-- begin --
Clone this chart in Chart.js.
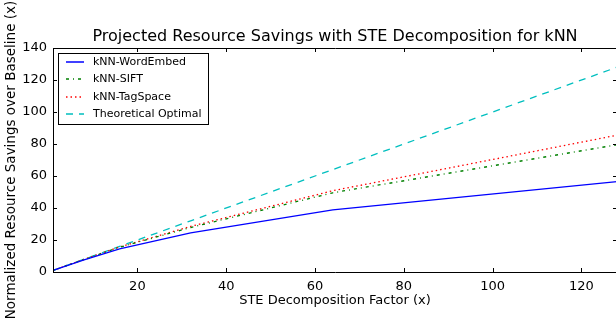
<!DOCTYPE html>
<html>
<head>
<meta charset="utf-8">
<script src="https://cdn.jsdelivr.net/npm/chart.js@4/dist/chart.umd.min.js"></script>
<style>
  html, body { margin: 0; padding: 0; background: #fff; overflow: hidden; }
  #wrap { width: 618px; height: 320px; }
</style>
</head>
<body>
<div id="wrap"><canvas id="c" width="618" height="320"></canvas></div>
<script>
const decompFactors = [1, 2, 4, 8, 16, 32, 64, 128];
const wordEmbed   = [1, 2, 3.9, 7.6, 14.5, 24.5, 38.8, 56.5];
const sift        = [1, 2, 4, 7.8, 15.5, 27.8, 49.5, 79.5];
const tagSpace    = [1, 2, 4, 7.9, 15.7, 28.5, 50.8, 85.5];
const optimal     = [1, 2, 4, 8, 16, 32, 64, 128];
const xTickValues = [20, 40, 60, 80, 100, 120];
const yTickValues = [0, 20, 40, 60, 80, 100, 120, 140];
const seriesNames = ['kNN-WordEmbed', 'kNN-SIFT', 'kNN-TagSpace', 'Theoretical Optimal'];
const chartTitle = 'Projected Resource Savings with STE Decomposition for kNN';

const FONT = 'DejaVu Sans';
const toXY = arr => arr.map((v, i) => ({ x: decompFactors[i], y: v }));

const styles = [
  { color: '#0000ff', dash: [] },
  { color: '#008000', dash: [3, 4, 1, 4] },
  { color: '#ff0000', dash: [1.5, 3] },
  { color: '#00bfbf', dash: [7, 6] }
];
const seriesData = [wordEmbed, sift, tagSpace, optimal];

const datasets = seriesData.map((d, i) => ({
  label: seriesNames[i],
  data: toXY(d),
  borderColor: styles[i].color,
  borderDash: styles[i].dash,
  borderWidth: 1.3,
  pointRadius: 0,
  tension: 0,
  fill: false
}));

const framePlugin = {
  id: 'frame',
  afterDraw(chart) {
    const { ctx, chartArea: a, scales } = chart;
    ctx.save();
    // title
    ctx.fillStyle = '#000';
    ctx.font = '16px "' + FONT + '"';
    ctx.textAlign = 'center';
    ctx.textBaseline = 'middle';
    ctx.fillText(chartTitle, (a.left + a.right) / 2, 37);

    ctx.strokeStyle = '#000';
    ctx.lineWidth = 1;
    ctx.setLineDash([]);
    ctx.beginPath();
    const L = 4;
    scales.x.ticks.forEach(t => {
      const px = Math.round(scales.x.getPixelForValue(t.value)) + 0.5;
      ctx.moveTo(px, a.bottom); ctx.lineTo(px, a.bottom - L);
      ctx.moveTo(px, a.top); ctx.lineTo(px, a.top + L);
    });
    scales.y.ticks.forEach(t => {
      const py = Math.round(scales.y.getPixelForValue(t.value)) + 0.5;
      ctx.moveTo(a.left, py); ctx.lineTo(a.left + L, py);
      ctx.moveTo(a.right, py); ctx.lineTo(a.right - L, py);
    });
    ctx.stroke();
    ctx.beginPath();
    ctx.rect(Math.round(a.left) + 0.5, Math.round(a.top) + 0.5,
             Math.round(a.right - a.left), Math.round(a.bottom - a.top));
    ctx.stroke();

    // legend
    const bx = 58.5, by = 53.5, bw = 150, bh = 71;
    ctx.fillStyle = '#fff';
    ctx.fillRect(bx, by, bw, bh);
    ctx.strokeStyle = '#000';
    ctx.strokeRect(bx, by, bw, bh);
    ctx.font = '11px "' + FONT + '"';
    ctx.textBaseline = 'middle';
    ctx.textAlign = 'left';
    seriesNames.forEach((name, i) => {
      const y = Math.round(62 + i * 17.4);
      ctx.save();
      ctx.strokeStyle = styles[i].color;
      ctx.lineWidth = 1.5;
      ctx.setLineDash(styles[i].dash);
      ctx.beginPath();
      ctx.moveTo(66, y);
      ctx.lineTo(84, y);
      ctx.stroke();
      ctx.restore();
      ctx.fillStyle = '#000';
      ctx.fillText(name, 93, y + 0.5);
    });
    ctx.restore();
  }
};

new Chart(document.getElementById('c'), {
  type: 'line',
  data: { datasets },
  plugins: [framePlugin],
  options: {
    responsive: false,
    animation: false,
    devicePixelRatio: 1,
    layout: { padding: { left: 0, right: 1, top: 48, bottom: 0 } },
    plugins: {
      legend: { display: false },
      tooltip: { enabled: false },
      title: { display: false }
    },
    scales: {
      x: {
        type: 'linear',
        min: 1,
        max: 128,
        grid: { display: false, drawTicks: false },
        border: { display: false },
        afterBuildTicks(scale) { scale.ticks = xTickValues.map(v => ({ value: v })); },
        afterFit(scale) { scale.height = 48; },
        ticks: {
          color: '#000',
          padding: 7,
          maxRotation: 0,
          autoSkip: false,
          font: { family: FONT, size: 13 }
        },
        title: {
          display: true,
          text: 'STE Decomposition Factor (x)',
          color: '#000',
          font: { family: FONT, size: 13, lineHeight: 1.2 },
          padding: { top: 0, bottom: 12 }
        }
      },
      y: {
        type: 'linear',
        min: 0,
        max: 140,
        grid: { display: false, drawTicks: false },
        border: { display: false },
        afterBuildTicks(scale) { scale.ticks = yTickValues.map(v => ({ value: v })); },
        afterFit(scale) { scale.width = 53; },
        ticks: {
          color: '#000',
          padding: 6,
          autoSkip: false,
          font: { family: FONT, size: 13 }
        },
        title: {
          display: true,
          text: 'Normalized Resource Savings over Baseline (x)',
          color: '#000',
          font: { family: FONT, size: 13.5, lineHeight: 1.2 },
          padding: { top: 3, bottom: 0 }
        }
      }
    }
  }
});
</script>
</body>
</html>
-- end --
▸ PROBLEM DETAILS: Extract, word for word, each line from the top of the data down to and including the line with "const chartTitle = 'Projected"; skip the pictures.

▸ OUTPUT BELOW:
Clone this chart in Chart.js.
<!DOCTYPE html>
<html>
<head>
<meta charset="utf-8">
<script src="https://cdn.jsdelivr.net/npm/chart.js@4/dist/chart.umd.min.js"></script>
<style>
  html, body { margin: 0; padding: 0; background: #fff; overflow: hidden; }
  #wrap { width: 618px; height: 320px; }
</style>
</head>
<body>
<div id="wrap"><canvas id="c" width="618" height="320"></canvas></div>
<script>
const decompFactors = [1, 2, 4, 8, 16, 32, 64, 128];
const wordEmbed   = [1, 2, 3.9, 7.6, 14.5, 24.5, 38.8, 56.5];
const sift        = [1, 2, 4, 7.8, 15.5, 27.8, 49.5, 79.5];
const tagSpace    = [1, 2, 4, 7.9, 15.7, 28.5, 50.8, 85.5];
const optimal     = [1, 2, 4, 8, 16, 32, 64, 128];
const xTickValues = [20, 40, 60, 80, 100, 120];
const yTickValues = [0, 20, 40, 60, 80, 100, 120, 140];
const seriesNames = ['kNN-WordEmbed', 'kNN-SIFT', 'kNN-TagSpace', 'Theoretical Optimal'];
const chartTitle = 'Projected Resource Savings with STE Decomposition for kNN';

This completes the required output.